In New Hampshire, Romney displays much broader strength. The state has few evangelicals, but the new poll shows Romney attracting 45 percent of likely GOP voters who don't support the Tea Party and 42 percent of those who do, and leading comfortably with both groups. That reverts to the pattern of broad-based Romney support from a late October CNN/Time/ORC poll there; in the early December survey, Gingrich had surged past Romney among New Hampshire Tea Party supporters. Without a boost from an Iowa win it's hard to imagine any Republican elbowing past Romney in New Hampshire. Even if someone receives such a boost, it won't be easy: in a contested race, no Republican has won both contests since the Iowa caucus assumed its modern form in 1980.
Given Romney's consistent advantage in New Hampshire, if he wins Iowa, it could quickly become very difficult for any challenger to seriously threaten him. In the modern primary era, no one has won the GOP nomination without capturing either Iowa or New Hampshire. Indeed, every contested GOP nomination race since South Carolina moved up its primary in 1980 has followed the same pattern: one candidate has won Iowa, a second candidate has won New Hampshire, and one of those two has captured South Carolina - and the nomination. There's no guarantee that pattern will hold in 2012 - but its durability suggests that candidates who don't win either of the first two contests can face enormous challenges in convincing voters in later states to still view them as viable.

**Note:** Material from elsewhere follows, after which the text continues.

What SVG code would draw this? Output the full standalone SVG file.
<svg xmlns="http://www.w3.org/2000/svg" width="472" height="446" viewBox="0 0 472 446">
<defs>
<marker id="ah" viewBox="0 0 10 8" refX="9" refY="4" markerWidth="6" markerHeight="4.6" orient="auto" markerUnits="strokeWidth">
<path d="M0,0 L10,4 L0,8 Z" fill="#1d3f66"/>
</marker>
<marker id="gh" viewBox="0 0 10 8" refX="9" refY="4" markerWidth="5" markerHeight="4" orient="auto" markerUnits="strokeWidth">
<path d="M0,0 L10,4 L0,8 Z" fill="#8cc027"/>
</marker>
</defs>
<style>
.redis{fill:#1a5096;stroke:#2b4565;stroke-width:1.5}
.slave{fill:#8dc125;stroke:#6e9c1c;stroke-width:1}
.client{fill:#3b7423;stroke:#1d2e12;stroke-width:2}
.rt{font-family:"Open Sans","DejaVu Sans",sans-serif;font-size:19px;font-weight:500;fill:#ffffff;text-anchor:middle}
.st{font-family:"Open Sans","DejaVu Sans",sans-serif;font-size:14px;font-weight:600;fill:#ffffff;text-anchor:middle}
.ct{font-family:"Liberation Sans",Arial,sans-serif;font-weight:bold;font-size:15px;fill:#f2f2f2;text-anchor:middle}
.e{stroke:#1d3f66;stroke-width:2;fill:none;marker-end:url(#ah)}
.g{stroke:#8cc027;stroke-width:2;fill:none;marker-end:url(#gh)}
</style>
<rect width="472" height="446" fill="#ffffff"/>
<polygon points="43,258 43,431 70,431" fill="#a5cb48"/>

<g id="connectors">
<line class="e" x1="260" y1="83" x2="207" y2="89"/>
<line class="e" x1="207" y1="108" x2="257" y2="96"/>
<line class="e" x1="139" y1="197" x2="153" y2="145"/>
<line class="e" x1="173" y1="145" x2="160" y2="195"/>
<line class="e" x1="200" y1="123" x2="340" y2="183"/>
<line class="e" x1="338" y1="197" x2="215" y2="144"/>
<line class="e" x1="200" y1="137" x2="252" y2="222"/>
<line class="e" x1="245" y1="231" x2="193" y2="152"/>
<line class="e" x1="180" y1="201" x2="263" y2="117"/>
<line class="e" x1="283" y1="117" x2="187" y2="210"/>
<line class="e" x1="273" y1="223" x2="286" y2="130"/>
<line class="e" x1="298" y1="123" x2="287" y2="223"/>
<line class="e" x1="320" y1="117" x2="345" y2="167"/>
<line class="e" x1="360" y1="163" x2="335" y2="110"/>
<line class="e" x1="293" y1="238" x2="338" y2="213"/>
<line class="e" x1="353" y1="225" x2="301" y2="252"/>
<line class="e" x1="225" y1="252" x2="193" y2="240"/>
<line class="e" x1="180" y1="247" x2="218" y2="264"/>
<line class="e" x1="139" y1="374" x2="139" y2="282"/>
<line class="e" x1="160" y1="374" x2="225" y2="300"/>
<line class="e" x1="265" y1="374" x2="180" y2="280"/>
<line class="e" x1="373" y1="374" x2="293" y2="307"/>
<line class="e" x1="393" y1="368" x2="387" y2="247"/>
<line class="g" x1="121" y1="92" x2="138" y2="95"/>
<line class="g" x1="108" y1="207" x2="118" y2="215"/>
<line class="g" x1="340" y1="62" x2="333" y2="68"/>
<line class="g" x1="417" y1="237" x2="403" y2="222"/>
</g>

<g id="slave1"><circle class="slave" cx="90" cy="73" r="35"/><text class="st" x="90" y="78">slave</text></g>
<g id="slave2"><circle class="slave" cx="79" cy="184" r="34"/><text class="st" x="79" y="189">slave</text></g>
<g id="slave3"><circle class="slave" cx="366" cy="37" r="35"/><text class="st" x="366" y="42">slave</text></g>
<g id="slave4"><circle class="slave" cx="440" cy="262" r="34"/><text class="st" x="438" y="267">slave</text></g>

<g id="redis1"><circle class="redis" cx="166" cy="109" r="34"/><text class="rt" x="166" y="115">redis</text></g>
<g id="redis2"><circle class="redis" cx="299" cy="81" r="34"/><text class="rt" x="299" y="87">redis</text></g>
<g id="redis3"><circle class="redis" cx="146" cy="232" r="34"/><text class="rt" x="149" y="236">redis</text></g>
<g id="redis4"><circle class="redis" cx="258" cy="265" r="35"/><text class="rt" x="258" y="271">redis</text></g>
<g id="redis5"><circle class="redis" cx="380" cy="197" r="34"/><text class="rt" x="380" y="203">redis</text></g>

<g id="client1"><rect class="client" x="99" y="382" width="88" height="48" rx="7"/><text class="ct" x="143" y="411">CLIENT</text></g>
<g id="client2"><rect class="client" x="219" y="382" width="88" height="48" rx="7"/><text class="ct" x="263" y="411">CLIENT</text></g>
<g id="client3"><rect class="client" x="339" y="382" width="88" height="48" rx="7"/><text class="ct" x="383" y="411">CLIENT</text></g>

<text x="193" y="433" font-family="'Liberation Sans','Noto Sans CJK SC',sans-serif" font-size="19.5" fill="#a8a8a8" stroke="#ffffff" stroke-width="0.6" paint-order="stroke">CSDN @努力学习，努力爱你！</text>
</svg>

Because evangelical Christians comprised 60 percent of the vote in South Carolina in 2008 (the same share as in Iowa), candidates like Perry, Bachmann, and Santorum relying heavily on that constituency are likely to try to compete there, regardless of the order in which they finish in Iowa. To veteran South Carolina Republican hands like Warren Tompkins that increases the likelihood that those religiously conservative voters will splinter again in the Palmetto State -- even if the vast majority of them continue to resist Romney. The most plausible way for conservatives to avoid that fractionation is for one candidate to emerge from Iowa as the clear favorite among evangelicals, and the overlapping circle of tea party supporters. But, even with the clear signs of momentum for Santorum, the latest CNN/Time/ORC Iowa survey shows that less than a week before the vote, no candidate has decisively seized that mantle. If conservatives can't anoint a preferred alternative to Romney in Iowa, it's not clear they will get another real chance.